One universal trait of Nigerian social media warriors is an entrenchment of political amnesia, which manifests itself in an inability to persist with any social cause to resolution. This makes us highly susceptible to the ‘dead cat’ strategy, which is illustrated in the following quotation cited by Isabel Hardman:
‘Your best bet in these circumstances is to perform a manoeuvre that a great campaigner describes as “throwing a dead cat on the table, mate”.
‘That is because there is one thing that is absolutely certain about throwing a dead cat on the dining room table – and I don’t mean that people will be outraged, alarmed, disgusted. That is true, but irrelevant. The key point, says my Australian friend, is that everyone will shout “Jeez, mate, there’s a dead cat on the table!”; in other words they will be talking about the dead cat, the thing you want them to talk about, and they will not be talking about the issue that has been causing you so much grief.’’

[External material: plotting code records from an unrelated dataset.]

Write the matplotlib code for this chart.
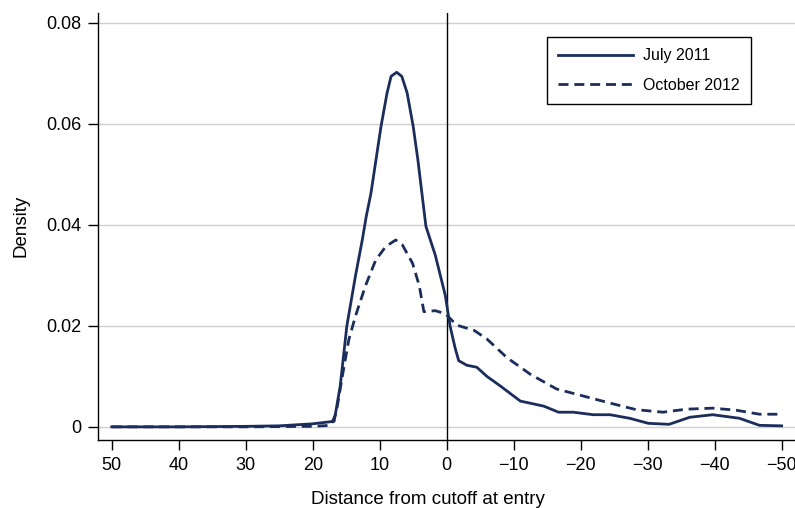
import matplotlib
matplotlib.use('Agg')
import matplotlib.pyplot as plt

# values
july_x = [50, 40, 30, 25, 20, 16.8, 15.9, 14.9, 13.6, 12.6, 12.0, 11.3, 10.55, 9.8, 8.9,
          8.3, 7.47, 6.7, 5.9, 5.0, 4.3, 3.7, 3.1, 1.7, 0.2, -0.5, -1.3, -1.8, -3.0,
          -4.5, -6.0, -8.0, -11.0, -14.5, -16.7, -18.9, -21.9, -24.4, -27.3, -30.1,
          -33.2, -36.3, -39.7, -43.7, -46.7, -50]
july_y = [0, 0, 0.0001, 0.0002, 0.0006, 0.0011, 0.008, 0.020, 0.030, 0.037, 0.0417,
          0.0463, 0.0529, 0.0595, 0.0661, 0.0694, 0.0702, 0.0694, 0.0661, 0.0595, 0.0529,
          0.0463, 0.0397, 0.034, 0.026, 0.020, 0.0154, 0.0131, 0.0122, 0.0118,
          0.0100, 0.0081, 0.0051, 0.0041, 0.0029, 0.0029, 0.0024, 0.0024, 0.0017,
          0.0007, 0.0005, 0.0019, 0.0024, 0.0017, 0.0003, 0.0002]

oct_x = [50, 40, 30, 20, 17.3, 16.5, 15.5, 14.6, 13.6, 12.1, 10.6, 9.1, 7.6, 6.6, 5.1,
         4.1, 3.4, 1.7, 0.2, -1.0, -1.6, -4.1, -6.0, -9.0, -12.5, -16.4, -20.4, -24.4,
         -28.3, -32.3, -35.8, -39.7, -43.2, -46.7, -50]
oct_y = [0, 0, 0, 0.0001, 0.0003, 0.0027, 0.0106, 0.0173, 0.022, 0.028, 0.033, 0.0357,
         0.0370, 0.036, 0.0324, 0.028, 0.0228, 0.0230, 0.0224, 0.0208, 0.0201, 0.0191,
         0.0174, 0.0137, 0.0104, 0.0075, 0.0061, 0.0047, 0.0034, 0.0029, 0.0035,
         0.0037, 0.0033, 0.0025, 0.0025]

x_ticks = [50, 40, 30, 20, 10, 0, -10, -20, -30, -40, -50]
y_ticks = [0, 0.02, 0.04, 0.06, 0.08]
y_tick_labels = ['0', '0.02', '0.04', '0.06', '0.08']

navy = '#1b2d5b'

plt.rcParams['font.family'] = ['Liberation Sans', 'DejaVu Sans']

fig = plt.figure(figsize=(7.95, 5.08), dpi=100)
ax = fig.add_axes([0.1237, 0.1339, 0.8763, 0.8411])

ax.plot(july_x, july_y, color=navy, lw=2.0, label='July 2011', zorder=3)
ax.plot(oct_x, oct_y, color=navy, lw=2.0, ls=(0, (3.6, 2.1)), label='October 2012', zorder=3)
ax.axvline(0, color='black', lw=1.0, zorder=2)

ax.set_xlim(52, -52)
ax.set_ylim(-0.0026, 0.082)
ax.set_xticks(x_ticks)
ax.set_yticks(y_ticks)
ax.set_yticklabels(y_tick_labels)
ax.yaxis.grid(True, color='#cfcfcf', lw=1.0)
ax.set_axisbelow(True)

for s in ['top', 'right']:
    ax.spines[s].set_visible(False)
ax.spines['left'].set_linewidth(1.0)
ax.spines['bottom'].set_linewidth(1.0)
ax.tick_params(labelsize=13, length=7, width=1.0, colors='black')
ax.tick_params(axis='x', pad=5)
ax.tick_params(axis='y', pad=5)

ax.set_xlabel('Distance from cutoff at entry', fontsize=13.5, labelpad=12)
ax.xaxis.set_label_coords(0.473, -0.119)
ax.set_ylabel('Density', fontsize=13.5, labelpad=12)

leg = ax.legend(loc='upper right', bbox_to_anchor=(0.937, 0.943), fontsize=11.5,
                frameon=True, fancybox=False, edgecolor='black', framealpha=1,
                borderaxespad=0, handlelength=4.7, handletextpad=0.65,
                labelspacing=0.9, borderpad=0.7)
leg.get_frame().set_linewidth(1.0)

fig.savefig('out.png', dpi=100)
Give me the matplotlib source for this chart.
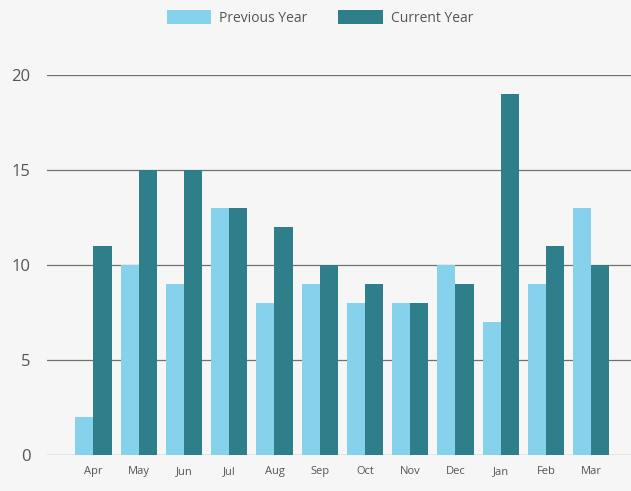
import matplotlib
matplotlib.use("Agg")
import matplotlib.pyplot as plt
import numpy as np

months = ["Apr", "May", "Jun", "Jul", "Aug", "Sep", "Oct", "Nov", "Dec", "Jan", "Feb", "Mar"]
previous_year = [2, 10, 9, 13, 8, 9, 8, 8, 10, 7, 9, 13]
current_year = [11, 15, 15, 13, 12, 10, 9, 8, 9, 19, 11, 10]
y_ticks = [0, 5, 10, 15, 20]

plt.rcParams['font.family'] = ['Open Sans', 'DejaVu Sans']

bg = "#f6f6f6"
fig = plt.figure(figsize=(6.31, 4.91), dpi=100, facecolor=bg)
ax = fig.add_axes([0.075, 0.073, 0.925, 0.774], facecolor=bg)

x = np.arange(len(months))
w = 0.4
light = "#86d2ec"
dark = "#2f7f8b"
ax.bar(x - w / 2, previous_year, width=w, color=light, label="Previous Year", zorder=3)
ax.bar(x + w / 2, current_year, width=w, color=dark, label="Current Year", zorder=3)

ax.set_ylim(0, 20)
ax.set_xlim(-1.02, 11.88)
ax.set_yticks(y_ticks)
ax.set_xticks(x)
ax.set_xticklabels(months, fontsize=8, color="#555555")
ax.tick_params(axis="y", labelsize=12, colors="#555555", length=0, pad=12)
ax.tick_params(axis="x", length=0, pad=8)
ax.yaxis.grid(True, color="#707070", linewidth=0.9, zorder=0)
ax.xaxis.grid(False)
for s in ["top", "right", "left", "bottom"]:
    ax.spines[s].set_visible(False)

fig.legend(loc="center", bbox_to_anchor=(0.507, 0.963), ncol=2, frameon=False,
           fontsize=10, labelcolor="#555555", handlelength=3.2, handleheight=1.1,
           columnspacing=2.2, handletextpad=0.6)

fig.savefig("out.png", dpi=100, facecolor=bg)
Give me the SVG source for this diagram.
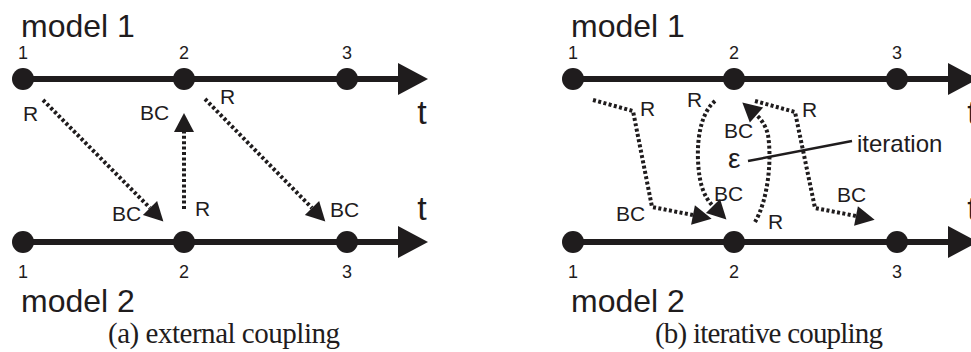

So rather than sticking with issues like the plummeting economy, food crisis in the North East, due process failures, massive abduction, infrastructural failure, institutional decay, security paralysis, we are talking about the dead cat of a marriage spat that may or may not be stage-managed… we will allow ourselves to be distracted, and we focus on anything, anything at all, except for the failings of the government. Because who wants to talk about the things that matter?